ESET researcher Miloš Čermák said: “In recent years, hundreds of millions of homes have become smarter and internet-enabled via one of the many popular home assistant devices available on the market. Despite the efforts of some vendors to develop these devices with security in mind, they often remain vulnerable.
“We identified multiple flaws in at least three Amazon devices, which could have posed a far-reaching security risk due to the numbers in which they have been sold.”
Cybereason chief security officer Sam Curry added: “The Amazon Echo, Kindle and the entire Amazon home automation suite sits at the intersection of our personal and digital lives. The implications at home and at work and how to accommodate these devices safely and securely are still being discovered. Wi-Fi sniffing, interception and hijacking are nothing new, but this latest development may have more implications than simply snooping on your Kindle reading habits.

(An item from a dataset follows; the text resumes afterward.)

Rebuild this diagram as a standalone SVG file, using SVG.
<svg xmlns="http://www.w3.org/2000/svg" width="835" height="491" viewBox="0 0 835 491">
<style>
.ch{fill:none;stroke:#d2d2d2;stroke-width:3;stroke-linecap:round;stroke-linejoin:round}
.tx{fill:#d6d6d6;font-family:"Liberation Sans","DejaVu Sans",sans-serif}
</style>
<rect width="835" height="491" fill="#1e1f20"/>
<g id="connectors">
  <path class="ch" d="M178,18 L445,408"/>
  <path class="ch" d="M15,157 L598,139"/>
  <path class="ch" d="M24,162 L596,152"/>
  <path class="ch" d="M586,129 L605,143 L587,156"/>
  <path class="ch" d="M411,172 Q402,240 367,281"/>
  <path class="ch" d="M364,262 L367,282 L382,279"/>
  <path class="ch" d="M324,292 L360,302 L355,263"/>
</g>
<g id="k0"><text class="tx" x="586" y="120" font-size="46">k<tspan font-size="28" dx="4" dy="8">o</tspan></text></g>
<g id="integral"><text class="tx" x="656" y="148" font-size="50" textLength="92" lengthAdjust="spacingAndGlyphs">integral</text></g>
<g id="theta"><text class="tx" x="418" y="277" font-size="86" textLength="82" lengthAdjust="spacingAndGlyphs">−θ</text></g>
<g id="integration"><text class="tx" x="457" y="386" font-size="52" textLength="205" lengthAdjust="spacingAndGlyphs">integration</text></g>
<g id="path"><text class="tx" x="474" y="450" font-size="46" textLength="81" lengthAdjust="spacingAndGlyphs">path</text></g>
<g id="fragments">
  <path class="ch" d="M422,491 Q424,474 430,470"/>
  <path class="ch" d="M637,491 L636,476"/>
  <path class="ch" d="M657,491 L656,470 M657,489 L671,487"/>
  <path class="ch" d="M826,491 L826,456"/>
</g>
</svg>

“Keep in mind that businesses have commercial relationships in place with AWS and your Amazon identity is often linked to your home, your bank accounts and credit cards. It is a good idea for Amazon to think carefully about all of its common components and this usage sooner rather than later.”
Synopsys’ Cipot said: “To check if the patch has been successfully installed on your Echo, you can ask Alexa to ‘check for software updates’. In doing so, Alexa will check whether your device has the latest software updates installed. You can also carry this out manually by going into your Alexa app, under ‘Devices’ where you can select your Echo device(s). From there, under ‘About’, you can read about the latest software information pertinent to your device. The latest version available is 641571120.

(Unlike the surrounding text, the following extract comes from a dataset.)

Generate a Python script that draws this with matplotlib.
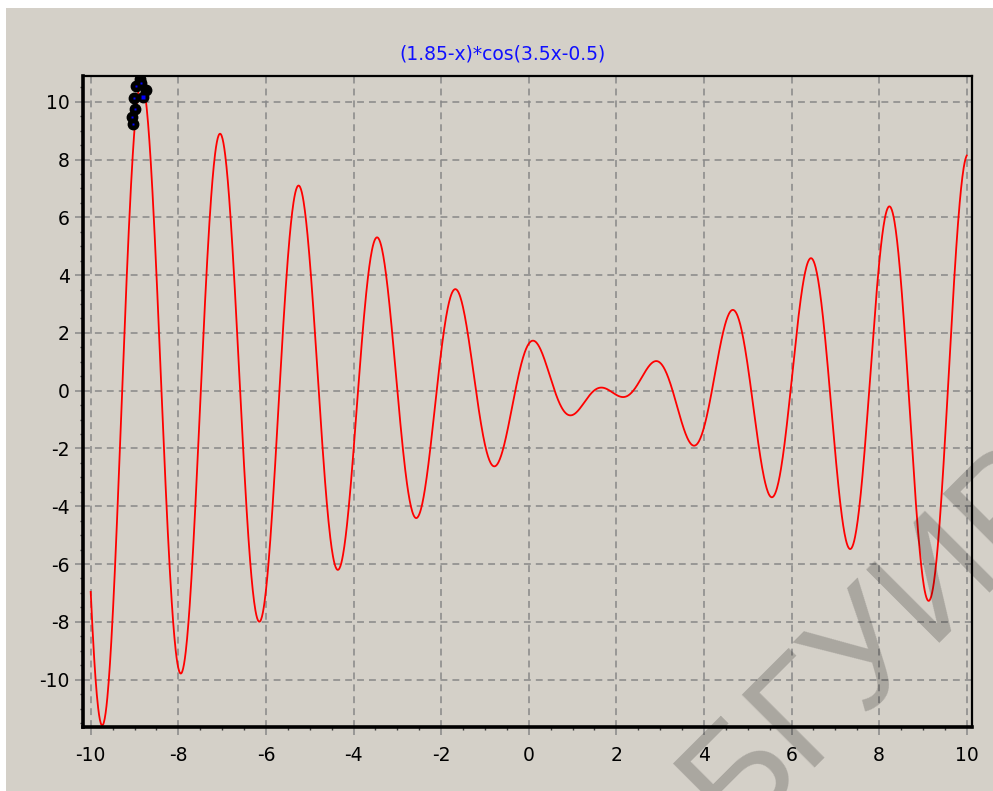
import numpy as np
import matplotlib.pyplot as plt
from matplotlib.patches import Rectangle
from matplotlib.ticker import MultipleLocator

plt.rcParams["font.family"] = ["DejaVu Sans"]
plt.rcParams["axes.unicode_minus"] = False

# ============================================================
#  Data
# ============================================================
title = "(1.85-x)*cos(3.5x-0.5)"
coef_a = 1.85      # (a - x)
coef_b = 3.5       # cos(b*x + c)
coef_c = -0.5
x_range = (-10.0, 10.0)

# search points collected around the global maximum
dots_x = [-8.858, -8.973, -8.806, -9.018, -8.995, -9.057, -9.034, -8.880, -8.744]
dots_y = [10.64, 10.55, 10.17, 10.12, 9.74, 9.46, 9.23, 10.78, 10.40]
dots_blue = [True, True, True, True, True, True, True, False, False]

x_ticks = np.arange(-10, 11, 2)
y_ticks = np.arange(-10, 11, 2)

watermark = "БГУИР"

# ============================================================
#  Curve
# ============================================================
xs = np.linspace(x_range[0], x_range[1], 2001)
ys = (coef_a - xs) * np.cos(coef_b * xs + coef_c)

W, H = 993, 791
BG = "#d4d0c8"
fig = plt.figure(figsize=(W / 100, H / 100), dpi=100, facecolor="white")
fig.add_artist(Rectangle((6 / W, 0), 1, 1 - 8 / H, transform=fig.transFigure,
                         facecolor=BG, edgecolor="none", zorder=-5))

ax = fig.add_axes([83 / W, 1 - 727 / H, (972 - 83) / W, (727 - 76) / H])
ax.set_facecolor(BG)

ax.plot(xs, ys, color="#ff0000", lw=1.3, zorder=3)

# black markers with small blue centres
ax.plot(dots_x, dots_y, "o", ms=7.5, color="black", mec="black", zorder=4)
bx = [x for x, b in zip(dots_x, dots_blue) if b]
by = [y for y, b in zip(dots_y, dots_blue) if b]
ax.plot(bx, by, "s", ms=1.8, color="#0000ff", mec="none", zorder=5)
ax.plot([dots_x[2]], [dots_y[2]], "s", ms=3.2, color="#0000ff", mec="none", zorder=5)

ax.set_xlim(-10.176, 10.12)
ax.set_ylim(-11.64, 10.89)

ax.set_xticks(x_ticks)
ax.set_yticks(y_ticks)
ax.set_xticklabels([str(v) for v in x_ticks])
ax.set_yticklabels([str(v) for v in y_ticks])
ax.xaxis.set_minor_locator(MultipleLocator(0.5))
ax.yaxis.set_minor_locator(MultipleLocator(0.5))

ax.grid(True, which="major", color="#888888", lw=1.1, linestyle=(0, (4.5, 3.3)))
ax.tick_params(which="major", direction="out", length=5.5, width=1.1,
               color="#888888", labelsize=13.5, labelcolor="black", pad=4)
ax.tick_params(which="minor", direction="out", length=2.2, width=1.0, color="#404040")
ax.tick_params(axis="x", which="major", pad=8)

for side in ["left", "bottom"]:
    ax.spines[side].set_linewidth(2.6)
for side in ["top", "right"]:
    ax.spines[side].set_linewidth(1.6)
for sp in ax.spines.values():
    sp.set_color("black")
    sp.set_zorder(6)

fig.text(502 / W, 1 - 59 / H, title, color="#1010ff", fontsize=13.5,
         ha="center", va="baseline")

fig.text(734 / W, 1 - 836 / H, watermark, fontsize=108, rotation=45,
         rotation_mode="anchor", ha="left", va="baseline",
         family=["Liberation Sans", "DejaVu Sans"], color="black", alpha=0.2, zorder=10)

fig.savefig("out.png", dpi=100, facecolor=fig.get_facecolor())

“To check if the patch has been successfully installed on your Kindle, from your Home screen, go to ‘Settings’ and click on the menu button to open device information. You should have the latest version (5.12.1) installed on your device. If not, you should install this specific version immediately to ensure your device is not susceptible to Krack or other potential vulnerabilities that have been resolved with this update.”
As well as the Krack vulnerability, ESET’s research team uncovered an unrelated vulnerability in Echo devices that left users exposed to a broadcast replay attack, which is where a valid transmission is fraudulently repeated and accepted by the target device. Such attacks can be abused to launch distributed denial of service (DDoS) attacks or collect packets for future brute-force attacks.